The use of artificial intelligence (AI) in pricing strategies is increasing across a range of industries, according to recent research by economists at the Federal Reserve Bank of Kansas City and the Federal Reserve Bank of San Francisco. The study examines how firms are adopting AI-enabled algorithms for setting prices, using data from public job postings as an indicator of AI pricing adoption.
Researchers analyzed job postings provided by Lightcast, identifying positions that require both AI skills and a focus on pricing. This approach builds on previous methods developed by Acemoglu and others in 2022, who classified jobs as AI-related if they included keywords such as “machine learning” or “neural networks.” To verify their measure, the researchers compared it with firms that publicly disclose their use of AI pricing technologies.
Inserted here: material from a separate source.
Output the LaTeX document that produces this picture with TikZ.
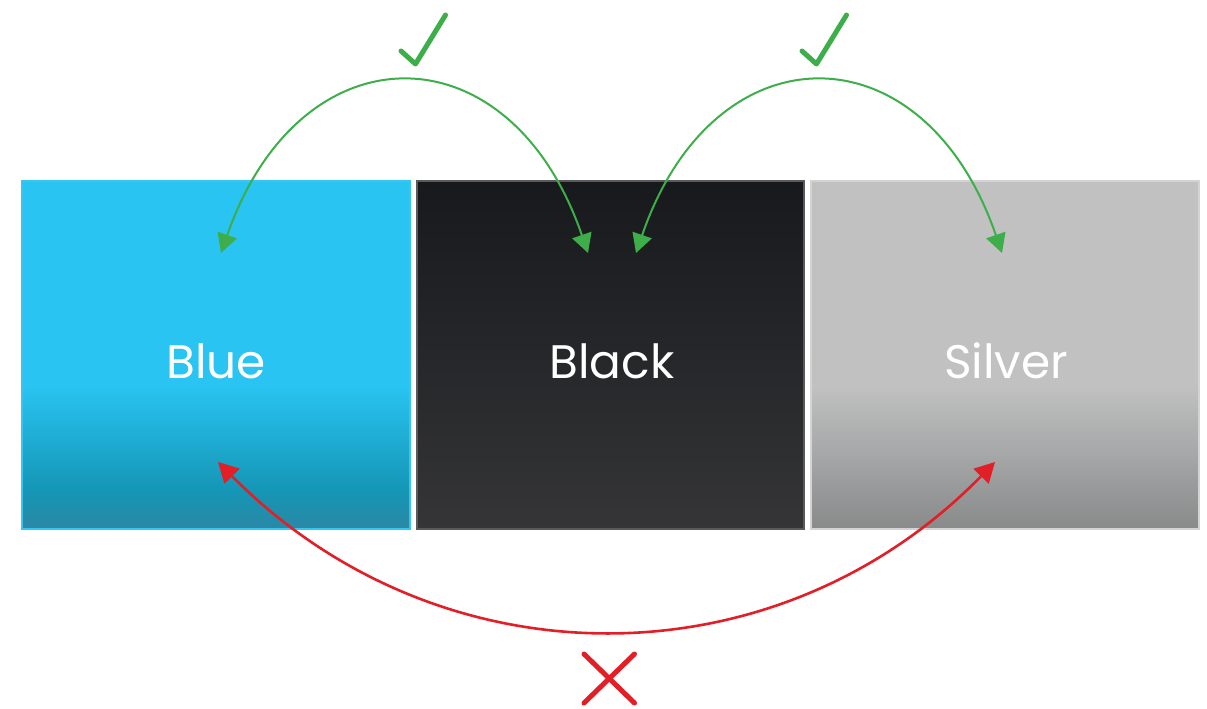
\documentclass[tikz,border=0pt]{standalone}
\usepackage{fontspec}
\newfontfamily\labfont{Poppins}
\usetikzlibrary{arrows.meta}
\definecolor{bluetop}{HTML}{29C4F1}
\definecolor{bluemid}{HTML}{1596B6}
\definecolor{bluebot}{HTML}{2A88A5}
\definecolor{blueborder}{HTML}{36C7F1}
\definecolor{blacktop}{HTML}{17191C}
\definecolor{blackbot}{HTML}{353537}
\definecolor{blackborder}{HTML}{5A5A5A}
\definecolor{silvertop}{HTML}{C0C1C0}
\definecolor{silvermid}{HTML}{A6A8A9}
\definecolor{silverbot}{HTML}{898A8A}
\definecolor{silverborder}{HTML}{D2D3D2}
\definecolor{okgreen}{HTML}{3DAE4A}
\definecolor{nored}{HTML}{E21F26}
\pgfdeclareverticalshading{blueshade}{100bp}{color(0bp)=(bluebot); color(25bp)=(bluebot); color(30.6bp)=(bluemid); color(45.6bp)=(bluetop); color(100bp)=(bluetop)}
\pgfdeclareverticalshading{blackshade}{100bp}{color(0bp)=(blackbot); color(25bp)=(blackbot); color(75bp)=(blacktop); color(100bp)=(blacktop)}
\pgfdeclareverticalshading{silvershade}{100bp}{color(0bp)=(silverbot); color(25bp)=(silverbot); color(36bp)=(silvermid); color(45.6bp)=(silvertop); color(100bp)=(silvertop)}
\tikzset{
  colbox/.style={rectangle, minimum width=387.5pt, minimum height=347.5pt, inner sep=0pt, line width=2pt},
  collabel/.style={anchor=base, text=white, font=\labfont\fontsize{47}{47}\selectfont, inner sep=0pt},
  okarc/.style={draw=okgreen, line width=2pt, {Triangle[length=19pt,width=20pt]}-{Triangle[length=19pt,width=20pt]}, okgreen},
  noarc/.style={draw=nored, line width=2.6pt, {Triangle[length=20pt,width=21pt]}-{Triangle[length=20pt,width=21pt]}, nored},
  tick/.style={draw=okgreen, line width=5pt, line cap=round, line join=round},
  cross/.style={draw=nored, line width=5pt, line cap=round}
}
\begin{document}
\begin{tikzpicture}[x=1pt,y=-1pt]
\useasboundingbox (0,0) rectangle (1207,709);
% boxes
\node[colbox, shading=blueshade, draw=blueborder] (blue) at (215.75,354.75) {};
\node[colbox, shading=blackshade, draw=blackborder] (black) at (610.25,354.75) {};
\node[colbox, shading=silvershade, draw=silverborder] (silver) at (1005,354.75) {};
% labels
\node[collabel] (lblue) at (216,378) {Blue};
\node[collabel] (lblack) at (612,378) {Black};
\node[collabel] (lsilver) at (1006,378) {Silver};
% arrow end points
\coordinate (g1a) at (221,253);
\coordinate (g1b) at (588,253);
\coordinate (g2a) at (636,253);
\coordinate (g2b) at (1002,253);
\coordinate (ra) at (218,462);
\coordinate (rb) at (995,462);
% green arcs
\draw[okarc] (g1a) .. controls (300,26) and (510,26) .. (g1b);
\draw[okarc] (g2a) .. controls (714,26) and (924,26) .. (g2b);
% red arc
\draw[noarc] (ra) .. controls (440,686) and (776,686) .. (rb);
% check marks
\coordinate (t1a) at (401,51);
\coordinate (t1b) at (415.5,64);
\coordinate (t1c) at (445.5,15);
\draw[tick] (t1a) -- (t1b) -- (t1c);
\coordinate (t2a) at (802,51);
\coordinate (t2b) at (816.5,64);
\coordinate (t2c) at (846.5,15);
\draw[tick] (t2a) -- (t2b) -- (t2c);
% cross
\coordinate (c1) at (584,654);
\coordinate (c2) at (634.5,703);
\coordinate (c3) at (584,703);
\coordinate (c4) at (634.5,654);
\draw[cross] (c1) -- (c2);
\draw[cross] (c3) -- (c4);
\end{tikzpicture}
\end{document}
The findings show that between 2010 and 2024, the share of jobs focused on AI pricing increased more than tenfold in the United States. At the same time, overall employment in traditional pricing roles declined by more than one-third. The trend indicates a shift toward automated and algorithmic approaches to price setting within firms.
While growth in general AI-related jobs has been concentrated mainly within sectors like information technology—which includes companies such as Uber and Amazon—the rise in AI pricing jobs has been distributed more broadly across industries. Sectors with traditionally low levels of general AI adoption, including construction, transportation and warehousing, and arts and entertainment, have shown disproportionately higher increases in hiring for roles related to AI-driven price setting.
Larger firms appear to be leading this transition. Analysis linking firm size with adoption rates found that companies with higher sales volumes in 2010 were significantly more likely to implement AI-based pricing technologies over the following decade. The researchers suggest that large upfront costs associated with adopting new technology may limit access for smaller businesses but allow larger ones to benefit from economies of scale.
The study also connects these hiring patterns to financial outcomes. Firms that increased their ratio of AI pricing jobs saw cumulative sales growth exceeding one percent during the sample period; they also experienced nearly three percent cumulative employment growth and modest increases in profit margins.
According to Jonathan Adams, senior economist at the Federal Reserve Bank of Kansas City; Sydney Miller, research associate at the same institution; and Zheng Liu, senior policy advisor at the Federal Reserve Bank of San Francisco: “We document that larger firms are more likely to adopt AI pricing and that firms that have adopted the technology have also grown larger and become more profitable.”
They add: “These patterns may be explained by the fixed costs of adoption, which discourage small firms from using the technology but allow large firms using AI pricing to reap the benefits of falling computation and data costs over time.”
The implications extend beyond firm profitability: “When firms use AI for price discrimination,” say Adams and colleagues, “it makes them larger and more profitable… This has implications for consumer welfare but also monetary policy: If firms are more sensitive to changes in demand, they may be more responsive to monetary tightening and easing.”
Among top adopters based on job postings are companies such as Deloitte, Johnson & Johnson, JPMorgan Chase, General Motors, and UnitedHealth.
The views expressed by Adams, Miller, and Liu do not necessarily reflect those of either Federal Reserve bank or the wider Federal Reserve System.